Repeated calls to the trailer went unreturned. Countless knocks on the door went unanswered. Finally, Bowman confronted Davis Jan. 26 at a friend’s home. “I was getting a little upset,” Bowman said.

It was only then, he said, that she admitted to not having seen Logan since Jan. 8. According to earlier testimony, Davis said she thought Schermerhorn had taken the boy to a relative’s home, and from there he wound up in his father’s care.

Bowman angrily rejected that explanation and threatened to call police. Davis then reported her son missing. Within hours, she and Schermerhorn were in jail on neglect charges and authorities were searching for Logan.

In the year since, Bowman has kept his son’s room in the same condition it was when he last slept there. He has also held on to Logan’s Christmas presents, some of them still in their boxes.

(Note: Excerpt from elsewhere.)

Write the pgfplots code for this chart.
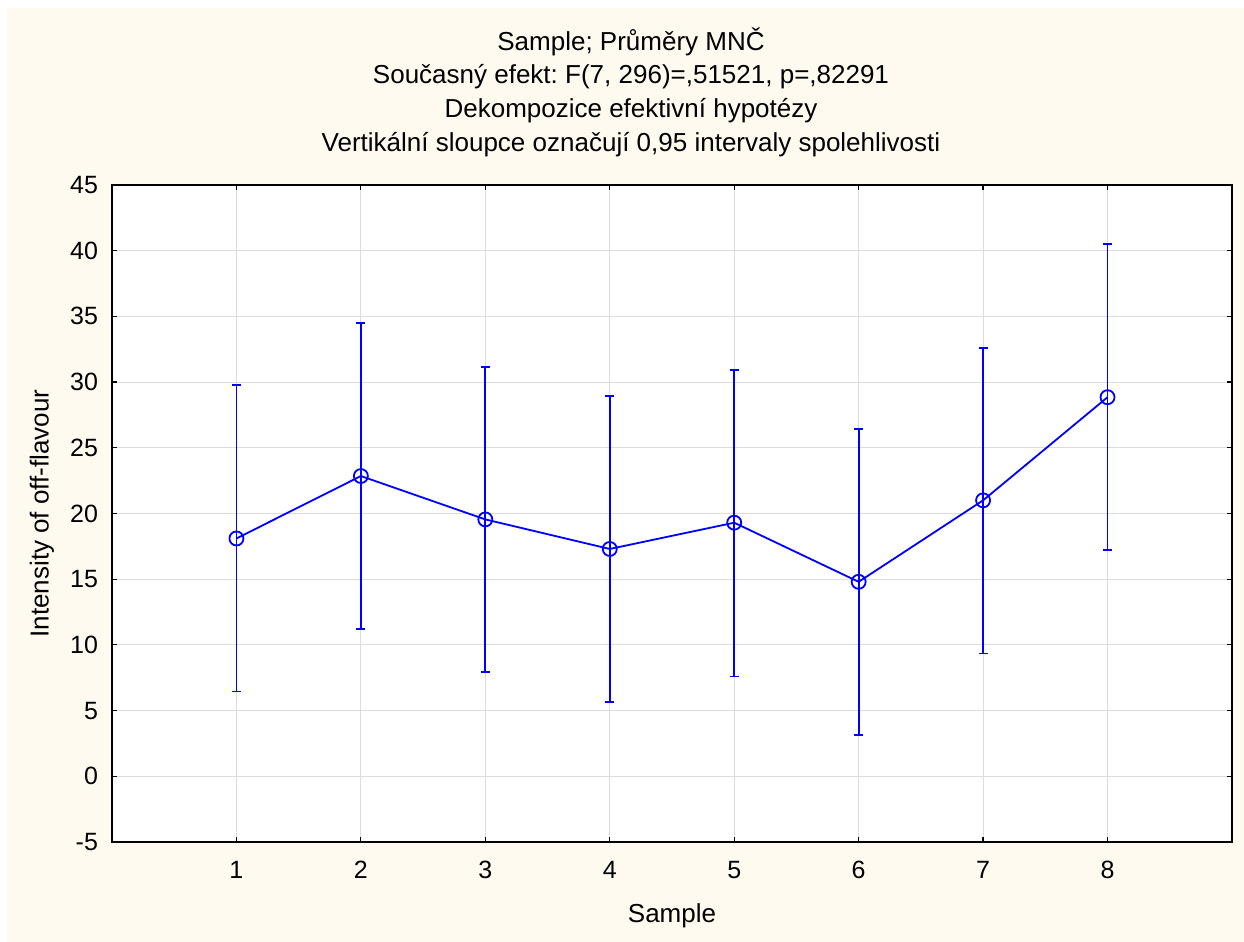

“You hope and pray that he’ll come back so that he can have it,” Bowman said.

As hard as it’s been to hope that Logan is alive while also preparing mentally for news that he is dead, Bowman has done something else that many people would have a more difficult time doing.

A deeply religious man, he has already forgiven Davis and Schermerhorn for whatever they did to his son.

“I have to,” he said. “If Logan’s gone to heaven, then some day if God forgives me for what I’ve done in life, he’ll give him back to me.”

For now, Bowman hopes the upcoming trials might offer some clue of his son’s fate. If not, he will be forced to wait for the day, if it ever arrives, when authorities come to say that a body has been found.

“If we had to bury him, at least I’d know where he’s at,” Bowman said. “Right now, I don’t know where he’s at.”

With a grave site to go to, Bowman would finally be able to fully grieve Logan’s death – a death as premature as his birth.